Поводом для этого выступления послужили забастовки на петербургских текстильных фабриках. Со стороны заводской администрации были допущены бестактности, возымевшие серьезные последствия. Все фабрики были закрыты – что было естественно – на три дня коронационных торжеств (14–16 мая); но платить фабриканты хотели только за один день. В течение недели шли переговоры; работы продолжались. 23 мая рабочие на Российской бумагопрядильной мануфактуре явились в контору и потребовали уплаты за коронационные дни; но хотя это требование было выполнено, они предъявили и другие условия, в том числе сокращение рабочего времени, и, не получив ответа, забастовали. Движение тотчас же перекинулось на другие мануфактуры, и в течение какой-нибудь недели стали все текстильные предприятия в Санкт-Петербурге под общим лозунгом сокращения рабочего дня на 2 1/2 часа. (В 90-х гг. рабочее время было везде – не только в России – значительно дольше, чем теперь. В Санкт-Петербурге оно достигало 13 часов – с 6 до 8 часов с часовым перерывом; рабочие требовали 10 1/2 часа – с 7 до 7 часов с полуторачасовым перерывом.)
Число бастующих, по официальным сведениям, достигло около 15 000 человек (сами они утверждали, что их вдвое больше). Почти с самого начала деятельное участие в забастовке принял Союз борьбы за освобождение рабочего класса, издавший за месяц 25 различных листовок, которые распространялись и на других заводах – даже в Москве. В своих воззваниях Союз сулил денежную помощь от иностранных рабочих. Тактика революционных кругов была довольно проста: пользуясь недовольством рабочих по конкретным поводам, толкать их на предъявление возможно более высоких требований, так как и неудачная забастовка, увеличивая нужду рабочих, способствовала росту недовольства в их среде.

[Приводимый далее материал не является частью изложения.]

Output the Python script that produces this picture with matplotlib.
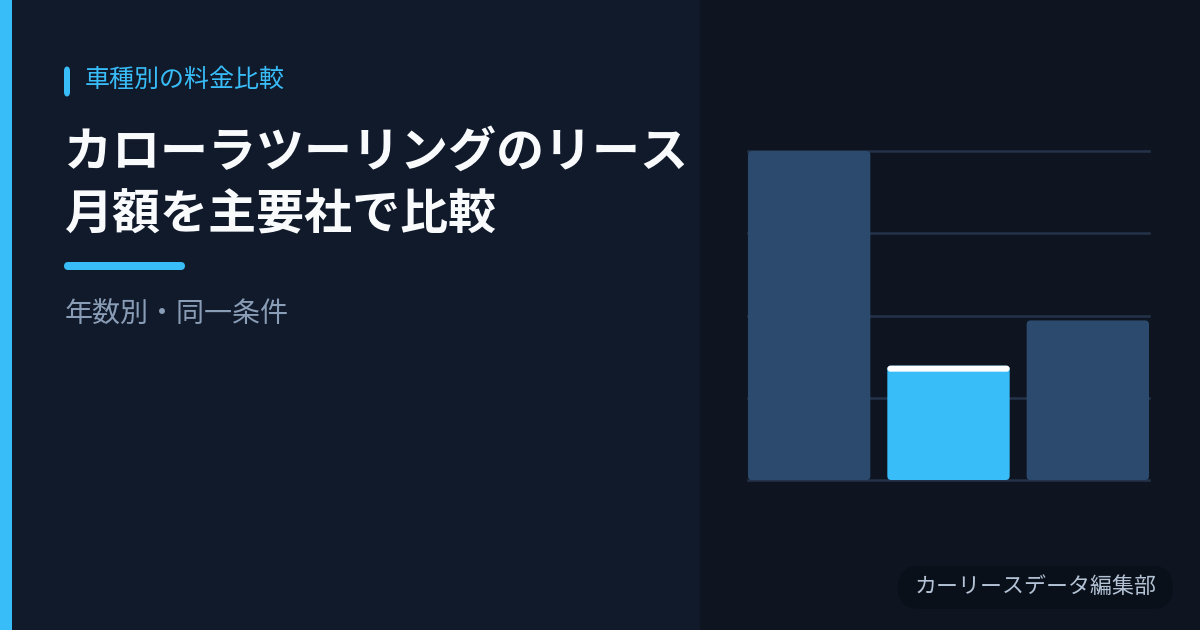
import matplotlib
matplotlib.use('Agg')
import matplotlib.pyplot as plt
from matplotlib.patches import Rectangle, FancyBboxPatch

plt.rcParams['font.family'] = ['Noto Sans CJK JP', 'DejaVu Sans']

# Data (monthly lease)
companies = ['A社', 'B社', 'C社']
monthly_fee = [40000, 13900, 19400]
highlight = [False, True, False]
y_max = 40000
grid_step = 10000

kicker = '車種別の料金比較'
title_lines = ['カローラツーリングのリース', '月額を主要社で比較']
subtitle = '年数別・同一条件'
badge = 'カーリースデータ編集部'

colors = {
    'bg_left': '#111a2b',
    'bg_right': '#0e1521',
    'accent': '#38bdf8',
    'bar': '#2c4a6e',
    'grid': '#243349',
    'title': '#f8fafc',
    'sub': '#8a9db6',
    'badge_bg': '#0a101a',
    'badge_text': '#b3c2d5',
}

W, H = 1200, 630
fig = plt.figure(figsize=(12, 6.3), dpi=100)
fig.patch.set_facecolor(colors['bg_left'])


def fx(px):
    return px / W


def fy(py):
    return 1 - py / H


# background panels
fig.patches.append(Rectangle((fx(700), 0), fx(500), 1, transform=fig.transFigure,
                             facecolor=colors['bg_right'], edgecolor='none', zorder=-2))
fig.patches.append(Rectangle((0, 0), fx(12), 1, transform=fig.transFigure,
                             facecolor=colors['accent'], edgecolor='none', zorder=-1))

# kicker marker + text
fig.patches.append(FancyBboxPatch((fx(64), fy(97)), fx(6), fy(66) - fy(97),
                                  boxstyle='round,pad=0,rounding_size=0.004',
                                  transform=fig.transFigure, facecolor=colors['accent'],
                                  edgecolor='none', mutation_aspect=W / H, zorder=2))
fig.text(fx(85), fy(80), kicker, fontsize=18, color=colors['accent'], va='center', ha='left')

# title
for i, line in enumerate(title_lines):
    fig.text(fx(64), fy(152 + i * 63), line, fontsize=34.6, fontweight='bold',
             color=colors['title'], va='center', ha='left')

# underline
fig.patches.append(FancyBboxPatch((fx(64), fy(270)), fx(121), fy(262) - fy(270),
                                  boxstyle='round,pad=0,rounding_size=0.0035',
                                  transform=fig.transFigure, facecolor=colors['accent'],
                                  edgecolor='none', mutation_aspect=W / H, zorder=2))

fig.text(fx(65), fy(315), subtitle, fontsize=20.2, color=colors['sub'], va='center', ha='left')

# badge
fig.patches.append(FancyBboxPatch((fx(898), fy(609)), fx(275), fy(566) - fy(609),
                                  boxstyle='round,pad=0,rounding_size=0.0175',
                                  transform=fig.transFigure, facecolor=colors['badge_bg'],
                                  edgecolor='none', mutation_aspect=W / H, zorder=2))
fig.text(fx(1035.5), fy(587), badge, fontsize=15.8, color=colors['badge_text'],
         va='center', ha='center', zorder=3)

# chart
ax = fig.add_axes([fx(748), fy(480), fx(401), fy(151) - fy(480)])
ax.set_zorder(5)
ax.set_facecolor('none')
ax.set_xlim(-0.439, 2.439)
ax.set_ylim(0, y_max)
for s in ax.spines.values():
    s.set_visible(False)
ax.set_xticks([])
ax.set_yticks([])

for g in range(0, y_max + 1, grid_step):
    ax.axhline(g, color=colors['grid'], linewidth=1.8, zorder=1, clip_on=False)

bar_w = 0.878
# data units per pixel, for rounded corners and the cap
ux = 2.878 / 401
uy = y_max / 329
r_px = 4
bars = ax.bar(range(len(companies)), monthly_fee, width=bar_w, color='none')
for b, hl in zip(bars, highlight):
    x0, y0, w, h = b.get_x(), b.get_y(), b.get_width(), b.get_height()
    face = colors['accent'] if hl else colors['bar']
    ax.add_patch(FancyBboxPatch((x0, y0), w, h,
                                boxstyle=f'round,pad=0,rounding_size={r_px * ux}',
                                mutation_aspect=uy / ux, facecolor=face,
                                edgecolor='none', zorder=2, clip_on=False))
    if hl:
        cap = 6 * uy
        ax.add_patch(FancyBboxPatch((x0, y0 + h - cap), w, cap,
                                    boxstyle=f'round,pad=0,rounding_size={3 * ux}',
                                    mutation_aspect=uy / ux, facecolor='white',
                                    edgecolor='none', zorder=3, clip_on=False))

fig.savefig('out.png', dpi=100, facecolor=fig.get_facecolor())
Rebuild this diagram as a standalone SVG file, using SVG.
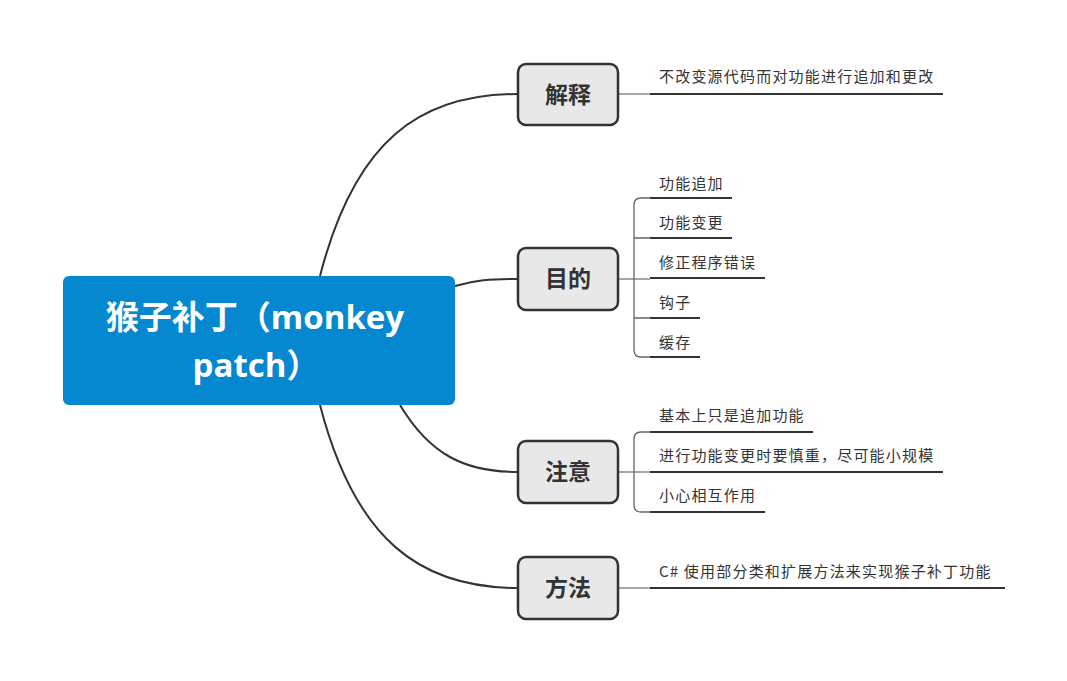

Санкт-петербургские забастовки встревожили правительство своим быстрым развитием и своей организованностью, показывавшей планомерное руководство. Градоначальник Клейгельс не только издал воззвание к рабочим, но ездил на фабрики и вел беседы с бастующими. Министр финансов Витте, в ведении которого была промышленность, приехал в Санкт-Петербург из Нижнего, с выставки; он упрекал полицейские власти в непринятии своевременных мер. Но забастовка сама уже шла на убыль и продержалась дольше только на тех мануфактурах, где условия труда были лучше и где рабочие обладали более крупными сбережениями. "Помощь от германских рабочих" так и не пришла. Все движение длилось немного меньше месяца, но правительство сочло необходимым опубликовать о нем подробное сообщение.
Петербургские забастовки показали несомненную опасность. Они проистекали из двух причин: действительно тяжелых условий фабричного труда и революционной воли организованной социалистической группы. Власть приступила прежде всего к борьбе с этой группой; летом и осенью произведено было много арестов – свыше тысячи; "У нас большие эпидемии", – сообщали петербургские члены Союза своим заграничным товарищам. Но этим дело не ограничилось. Была создана особая комиссия по изучению более глубоких причин успеха забастовочного движения, а министр финансов, собрав представителей текстильной промышленности, обратился к ним 6 июля с гневной речью. "Вы вряд ли можете себе представить, – говорил С. Ю. Витте, – правительство более благосклонное к промышленности, чем настоящее… Но вы ошибаетесь, господа, если воображаете, что это делается для вас, для того, чтобы облегчить вам наибольшую прибыль; правительство главным образом имеет в виду рабочих; этого вы, господа, кажется, не поняли, иначе последняя стачка бы не случилась. Доказательство этому, что стачка пощадила те заводы, которых владельцы сумели установить отношения между рабочими и хозяевами приличнее и гуманнее…" И попытки возражать Витте резко оборвал: "То, что вы собираетесь сказать, не ново; я собрал вас не чтобы выслушать и научиться, а чтобы сказать вам свое мнение".